Et puis un dernier souvenir : après le décès de François Mitterrand, j’ai eu l’occasion de travailler avec Pierre Mauroy lorsqu’il était président de l’Internationale socialiste et que j’étais responsable des questions internationales au PS. Et là, j’ai découvert un thème qui rapprochait fondamentalement Pierre Mauroy de François Mitterrand, c’était sa conviction européenne. Quand je rapportais devant le bureau national, alors que j’étais vice-président du PSE sur les questions européennes, peu de gens m’écoutaient. Ils semblaient s’en désintéresser tous, sauf un, Pierre Mauroy, qui intervenait chaque fois sur ce sujet avec beaucoup d’allant et de détermination. Je le signale parce que je crois que c’est un engagement qui leur est commun.

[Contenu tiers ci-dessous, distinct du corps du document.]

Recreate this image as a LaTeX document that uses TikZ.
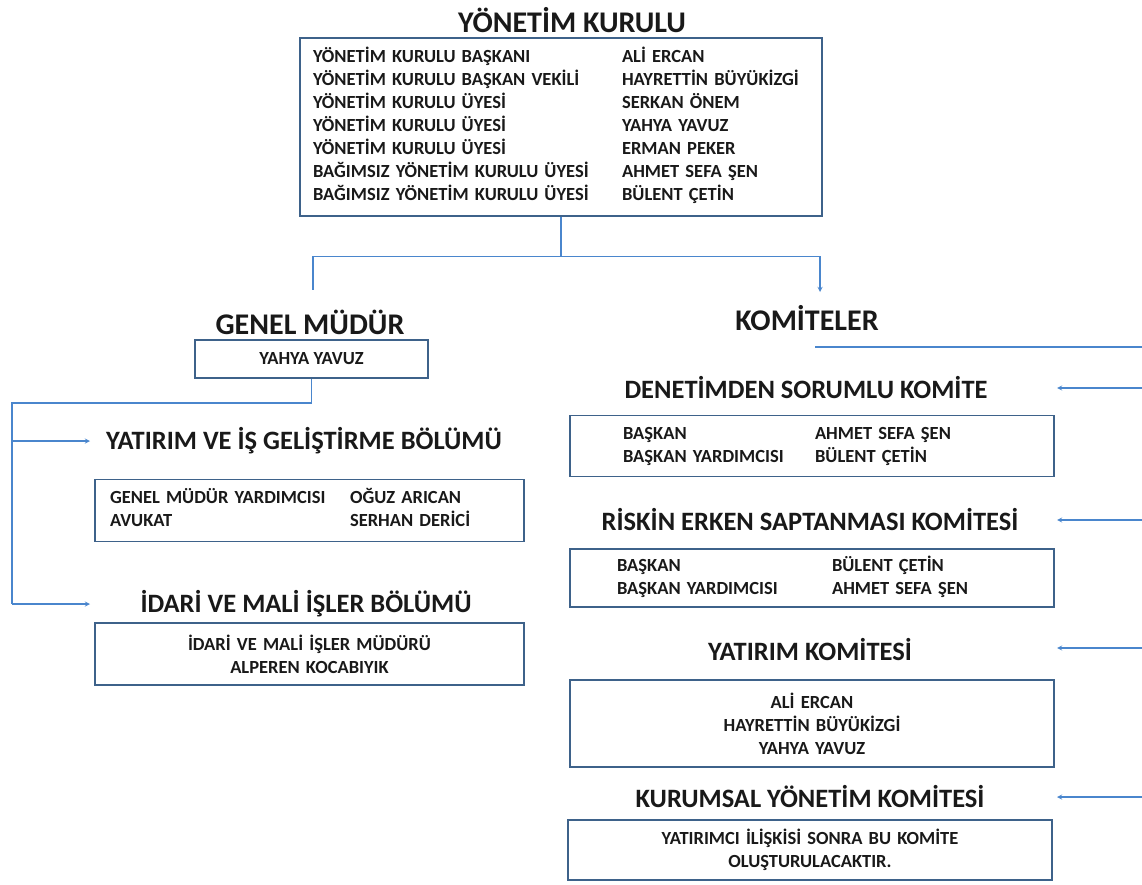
\documentclass[tikz,border=0pt]{standalone}
\usepackage{fontspec}
\setmainfont{Carlito}
\usepackage{tikz}
\usetikzlibrary{shapes.geometric, arrows}
\definecolor{linkblue}{RGB}{74,134,205}
\definecolor{boxline}{RGB}{62,98,138}
\definecolor{ink}{RGB}{25,25,25}
\tikzstyle{head} = [font=\fontsize{30}{34}\selectfont\bfseries, text=ink, inner sep=0pt]
\tikzstyle{sub} = [font=\fontsize{26.5}{30}\selectfont\bfseries, text=ink, inner sep=0pt]
\tikzstyle{panel} = [rectangle, draw=boxline, line width=1.2pt, inner ysep=0pt, font=\fontsize{18.5}{23}\selectfont\bfseries, text=ink]
\tikzstyle{link} = [line width=1.3pt, color=linkblue]
\tikzstyle{linkto} = [line width=1.3pt, ->, >=stealth, color=linkblue]

\begin{document}
\begin{tikzpicture}[x=1pt, y=-1pt, node distance=40pt]
\useasboundingbox (0,0) rectangle (1142,885);

\node (kurul) [head] at (572,20) {YÖNETİM KURULU};
\node (kurulbox) [panel, text width=496pt, inner xsep=13pt, minimum height=178pt, below of=kurul, yshift=-67pt, xshift=-11pt] {\begin{tabular}{@{}p{309pt}@{}l@{}}
YÖNETİM KURULU BAŞKANI & ALİ ERCAN\\
YÖNETİM KURULU BAŞKAN VEKİLİ & HAYRETTİN BÜYÜKİZGİ\\
YÖNETİM KURULU ÜYESİ & SERKAN ÖNEM\\
YÖNETİM KURULU ÜYESİ & YAHYA YAVUZ\\
YÖNETİM KURULU ÜYESİ & ERMAN PEKER\\
BAĞIMSIZ YÖNETİM KURULU ÜYESİ & AHMET SEFA ŞEN\\
BAĞIMSIZ YÖNETİM KURULU ÜYESİ & BÜLENT ÇETİN
\end{tabular}};

\node (gm) [head, below of=kurulbox, yshift=-155pt, xshift=-251pt] {GENEL MÜDÜR};
\node (gmbox) [panel, minimum width=233pt, minimum height=38pt, below of=gm, yshift=3pt, xshift=1.5pt] {YAHYA YAVUZ};
\node (yib) [sub, below of=gmbox, yshift=-42pt, xshift=-7.5pt] {YATIRIM VE İŞ GELİŞTİRME BÖLÜMÜ};
\node (yibbox) [panel, text width=399pt, inner xsep=15pt, minimum height=62pt, below of=yib, yshift=-29.5pt, xshift=5.5pt] {\begin{tabular}{@{}p{240pt}@{}l@{}}
GENEL MÜDÜR YARDIMCISI & OĞUZ ARICAN\\
AVUKAT & SERHAN DERİCİ
\end{tabular}};
\node (idari) [sub, below of=yibbox, yshift=-53.5pt, xshift=-3.5pt] {İDARİ VE MALİ İŞLER BÖLÜMÜ};
\node (idaribox) [panel, text width=399pt, inner xsep=15pt, minimum height=62pt, align=center, below of=idari, yshift=-10pt, xshift=3.5pt] {İDARİ VE MALİ İŞLER MÜDÜRÜ\\ALPEREN KOCABIYIK};

\node (komite) [head, right of=gm, xshift=457pt, yshift=4pt] {KOMİTELER};
\node (denetim) [sub, below of=komite, yshift=-30pt, xshift=-1pt] {DENETİMDEN SORUMLU KOMİTE};
\node (denbox) [panel, text width=378pt, inner xsep=53pt, minimum height=61pt, below of=denetim, yshift=-18pt, xshift=6pt] {\begin{tabular}{@{}p{192pt}@{}l@{}}
BAŞKAN & AHMET SEFA ŞEN\\
BAŞKAN YARDIMCISI & BÜLENT ÇETİN
\end{tabular}};
\node (risk) [sub, below of=denbox, yshift=-34pt, xshift=-2pt] {RİSKİN ERKEN SAPTANMASI KOMİTESİ};
\node (riskbox) [panel, text width=390pt, inner xsep=47pt, minimum height=58pt, below of=risk, yshift=-18pt, xshift=2pt] {\begin{tabular}{@{}p{215pt}@{}l@{}}
BAŞKAN & BÜLENT ÇETİN\\
BAŞKAN YARDIMCISI & AHMET SEFA ŞEN
\end{tabular}};
\node (yatirim) [sub, below of=riskbox, yshift=-32pt, xshift=-2pt] {YATIRIM KOMİTESİ};
\node (yatbox) [panel, text width=458pt, inner xsep=13pt, minimum height=87pt, align=center, below of=yatirim, yshift=-33.5pt, xshift=2pt] {ALİ ERCAN\\HAYRETTİN BÜYÜKİZGİ\\YAHYA YAVUZ};
\node (kurumsal) [sub, below of=yatbox, yshift=-33.5pt, xshift=-2pt] {KURUMSAL YÖNETİM KOMİTESİ};
\node (kurbox) [panel, text width=458pt, inner xsep=13pt, minimum height=60pt, align=center, below of=kurumsal, yshift=-13pt] {YATIRIMCI İLİŞKİSİ SONRA BU KOMİTE\\OLUŞTURULACAKTIR.};

% board to its two branches
\coordinate (split) at ([yshift=-40pt]kurulbox.south);
\coordinate (gmin) at (313,290);
\coordinate (komin) at (820,292);
\draw [link] (kurulbox.south) -- (split);
\draw [link] (split) -| (gmin);
\draw [linkto] (split) -| (komin);

% genel mudur side
\coordinate (lbend) at (12,403);
\coordinate (lfoot) at (12,604);
\coordinate (yibin) at (90,441);
\coordinate (idin) at (90,604);
\draw [link] (gmbox.south) |- (lbend) -- (lfoot);
\draw [linkto] (lbend |- yibin) -- (yibin);
\draw [linkto] (lfoot) -- (idin);

% komiteler side
\coordinate (kline) at (815,347);
\coordinate (redge) at (1142,347);
\draw [link] (kline) -- (redge);
\foreach \tip/\y in {denin/388, riskin/520, yatin/648, kurin/797}{
  \coordinate (\tip) at (1057,\y);
  \draw [linkto] (redge |- \tip) -- (\tip);
}

\end{tikzpicture}
\end{document}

Ce que j’ai vu de la relation de ces deux hommes, c’est que François Mitterrand appréciait chez Pierre Mauroy sa loyauté, sa solidité et son courage que tout le monde reconnaît. Et Pierre Mauroy admirait chez François Mitterrand sa volonté politique, son sens tactique et puis aussi, bien sûr, il le disait volontiers, sa culture. Mais au fond, qu’est-ce qui les unit ? Qu’est-ce qui les unit si fortement ? Je crois d’abord qu’ils avaient en commun un projet politique très clair. Pour l’un comme pour l’autre, il s’agissait de sortir la gauche de son isolement, de la conduire au pouvoir et de l’y faire durer. C’était à la fin des années 1960 un vrai projet politique qui s’appuyait aussi sur une foi européenne. Je crois que l’un et l’autre étaient persuadés qu’ils construisaient quelque chose qui était plus grand encore que leur pays qu’ils aimaient – parce qu’ils étaient l’un et l’autre, à leur manière, patriotes. Et cette foi européenne était pour l’un et l’autre vraiment fondamentale et les unissait profondément.